A stock purchase agreement is a legal form used for transferring a specific number of shares from one party to another. On the surface, the company remains effectively the same after the deal, although the new owner will commonly appoint new officers while retaining any key personnel.

The agreement specifies the number (#) and type of shares being sold, the amount ($) per share, the total purchase price, the date the transaction becomes finalized, and a series of terms and conditions used for protecting both parties interests.

The agreement can be used for any type of entity, including single-member LLCs, partnerships, corporations, trusts, and more.

Compared to an Asset Purchase Agreement

The alternative to a stock purchase is an asset purchase – a type of deal in which the buyer only purchases assets they wish to acquire. It lets the buyer avoid any unattractive or risky liabilities the company has and makes it easier to merge the acquired assets into a different company.

However, a stock purchase has the benefit of being more straightforward to execute and doesn’t require the re-titling of assets.

Key Provisions

While the provisions found in a share purchase agreement will often vary in some form due to the unique circumstances of the sale, a few are especially important in order to have a resilient contract. These include:

Parties – Establishes the names and addresses of both the seller and buyer.
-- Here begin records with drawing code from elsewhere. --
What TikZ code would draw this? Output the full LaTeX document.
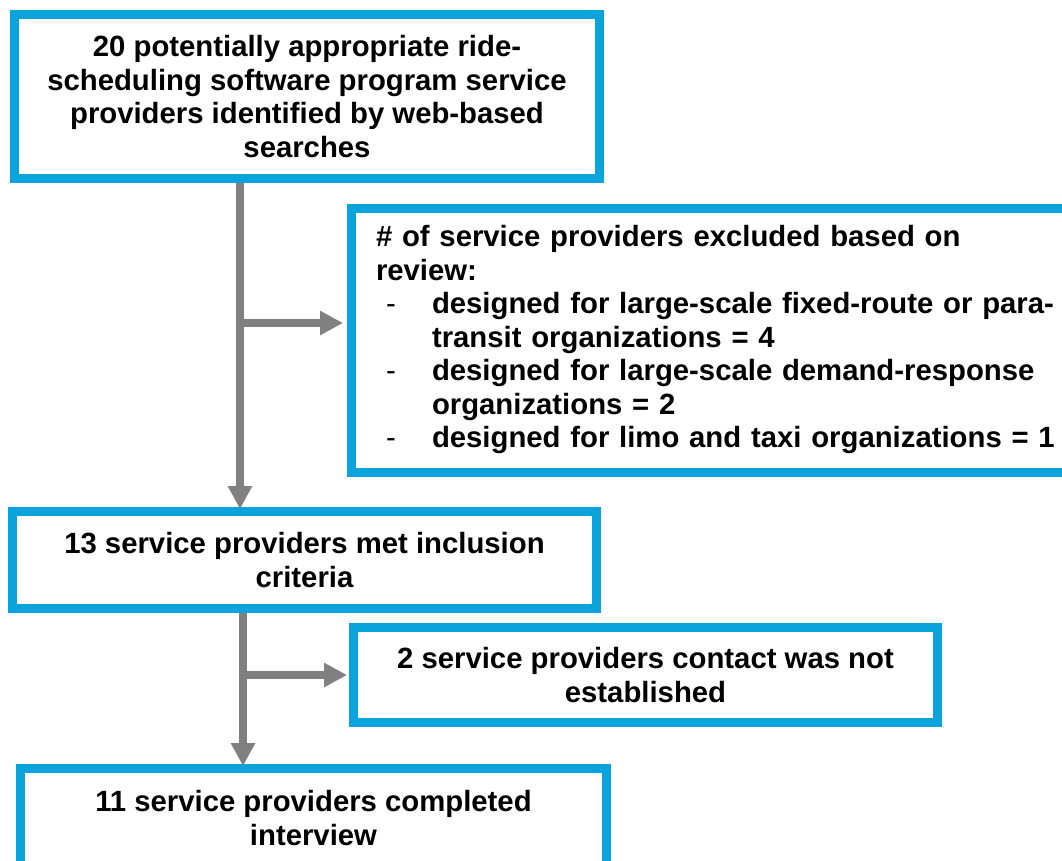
\documentclass[tikz,border=0pt]{standalone}
\usepackage{fontspec}
\setmainfont{Liberation Sans}
\usetikzlibrary{arrows.meta}
\definecolor{boxblue}{RGB}{11,163,219}
\definecolor{arrgray}{RGB}{128,128,128}
\begin{document}
\begin{tikzpicture}[x=1pt,y=-1pt,
  box/.style={draw=boxblue, line width=9pt, fill=white, rectangle, inner sep=0pt,
    font=\fontsize{29.3}{33.5}\selectfont\bfseries, align=center},
  arr/.style={draw=arrgray, line width=8pt, -{Triangle[length=23pt,width=23pt]}}]
\useasboundingbox (0,0) rectangle (1062,860);
\clip (0,0) rectangle (1062,860);
\fill[white] (0,0) rectangle (1062,860);

\node[box, minimum width=585pt, minimum height=164pt] (b1) at (307,96.5)
  {20 potentially appropriate ride-\\scheduling software program service\\providers identified by web-based\\searches};

\node[box, minimum width=719pt, minimum height=264pt, text width=670pt, inner xsep=24.5pt, align=left] (ex1) at (711,340.5)
  {\begin{tabular}{@{}p{56pt}@{}l@{}}
   \multicolumn{2}{@{}l@{}}{\# of service providers excluded based on}\\
   \multicolumn{2}{@{}l@{}}{review:}\\
   \hspace*{10pt}\mdseries - & designed for large-scale fixed-route or para-\\
    & transit organizations = 4\\
   \hspace*{10pt}\mdseries - & designed for large-scale demand-response\\
    & organizations = 2\\
   \hspace*{10pt}\mdseries - & designed for limo and taxi organizations = 1
   \end{tabular}};

\node[box, minimum width=584pt, minimum height=97pt] (b2) at (304.5,560)
  {13 service providers met inclusion\\criteria};

\node[box, minimum width=584pt, minimum height=95pt] (ex2) at (645.5,675)
  {2 service providers contact was not\\established};

\node[box, minimum width=586pt, minimum height=99pt] (b3) at (313.5,818)
  {11 service providers completed\\interview};

\coordinate (j1) at (240,323);
\coordinate (j2) at (243,675);

\draw[arr] (b1.south -| j1) -- ([yshift=-2pt]b2.north -| j1);
\draw[arr, shorten >=4pt] (j1) -- (ex1.west |- j1);
\draw[arr] (b2.south -| j2) -- ([yshift=-2pt]b3.north -| j2);
\draw[arr, shorten >=2pt] (j2) -- (ex2.west |- j2);
\end{tikzpicture}
\end{document}
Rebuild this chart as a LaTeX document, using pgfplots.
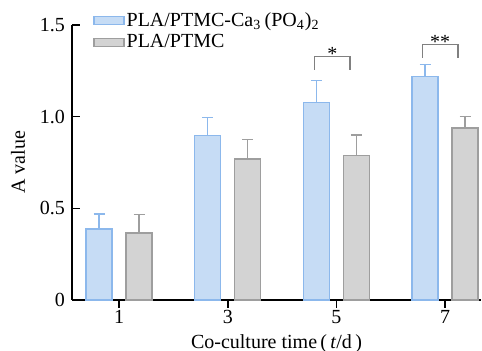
\documentclass[border=0pt]{standalone}
\usepackage{fontspec}
\setmainfont{Liberation Serif}
\usepackage{pgfplots}
\pgfplotsset{compat=1.18}
\definecolor{bfill}{RGB}{198,220,245}
\definecolor{bedge}{RGB}{140,184,236}
\definecolor{gfill}{RGB}{211,211,211}
\definecolor{gedge}{RGB}{158,158,158}
\definecolor{brk}{RGB}{128,128,128}
\begin{document}
\begin{tikzpicture}
\begin{axis}[
  scale only axis, width=204.5pt, height=137.5pt,
  xmin=0.134, xmax=7.66, ymin=0, ymax=1.5,
  axis x line*=bottom, axis y line*=left,
  axis line style={line width=0.8pt, black, -},
  xtick={1,3,5,7}, ytick={0,0.5,1,1.5}, yticklabels={0,0.5,1.0,1.5},
  tick align=inside, major tick length=4pt,
  tick style={line width=0.8pt, black},
  /pgf/number format/assume math mode=true,
  xticklabel style={yshift=2.2pt},
  xlabel={Co-culture time\,(\,\textit{t}/d\,)},
  ylabel={A value},
  xlabel style={at={(axis description cs:0.5,-0.16)}, anchor=center},
  ylabel style={at={(axis description cs:-0.132,0.5)}, anchor=center},
  ybar, bar width=13pt,
  legend style={at={(axis description cs:0.051,1.055)}, anchor=north west,
    draw=none, fill=none, inner sep=0pt, row sep=0.5pt,
    nodes={inner sep=1pt}},
  legend cell align=left,
  clip=false,
]
\addplot[fill=bfill, draw=bedge, line width=0.7pt, bar shift=-10pt,
  legend image code/.code={\draw[fill=bfill, draw=bedge, line width=0.7pt] (0pt,-2pt) rectangle (15pt,2pt);},
  error bars/.cd, y dir=plus, y explicit,
  error bar style={bedge, line width=0.7pt},
  error mark options={rotate=90, bedge, mark size=2.75pt, line width=0.7pt}]
  coordinates {(1,0.388) +- (0,0.080) (3,0.896) +- (0,0.100) (5,1.076) +- (0,0.120) (7,1.218) +- (0,0.066)};
\addlegendentry{PLA/PTMC-Ca\textsubscript{3}\,(PO\textsubscript{4})\textsubscript{2}}
\addplot[fill=gfill, draw=gedge, line width=0.7pt, bar shift=10pt,
  legend image code/.code={\draw[fill=gfill, draw=gedge, line width=0.7pt] (0pt,-2pt) rectangle (15pt,2pt);},
  error bars/.cd, y dir=plus, y explicit,
  error bar style={gedge, line width=0.7pt},
  error mark options={rotate=90, gedge, mark size=2.75pt, line width=0.7pt}]
  coordinates {(1,0.366) +- (0,0.100) (3,0.770) +- (0,0.104) (5,0.787) +- (0,0.113) (7,0.938) +- (0,0.062)};
\addlegendentry{PLA/PTMC}
\draw[brk, line width=0.7pt] (axis cs:4.60,1.257) |- (axis cs:5.25,1.328) -- (axis cs:5.25,1.257);
\node[anchor=base, inner sep=0pt] at (axis cs:4.925,1.305) {*};
\draw[brk, line width=0.7pt] (axis cs:6.58,1.322) |- (axis cs:7.24,1.393) -- (axis cs:7.24,1.322);
\node[anchor=base, inner sep=0pt] at (axis cs:6.91,1.37) {**};
\coordinate (O) at (rel axis cs:0,0);
\end{axis}
\pgfresetboundingbox
\path ([xshift=-36pt,yshift=-25.5pt]O) rectangle ([xshift=205pt,yshift=150pt]O);
\end{tikzpicture}
\end{document}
Shares – One of the most important sections, lists the essential details regarding the shares being sold.

    • Covers what company (name + address) the shares are from;
    • The state the company is incorporated in;
    • The amount ($) of money the buyer is paying for each share;
    • The total number (#) of shares that are being sold; and
    • The type (class/series) of shares

Purchase Price – The TOTAL amount ($) the buyer is paying for the shares (price per share X total number of shares).

Closing Date – Establishes the date that the transaction will take place (can occur before this date as well, but not after). Also lists the payment method(s) the buyer can use.

Due Diligence – An important provision that states the last date and time in which the buyer can examine the company’s finances and operations. If the buyer finds something they don’t like prior to the end of the due diligence period, they can back out of the agreement without repercussion (or try and negotiate a lower price).

Signatures – To make the contract official, it will require the signatures of the buyer and seller. While optional, the parties can have their signature witnessed by up to two (2) witnesses (who must also sign the form).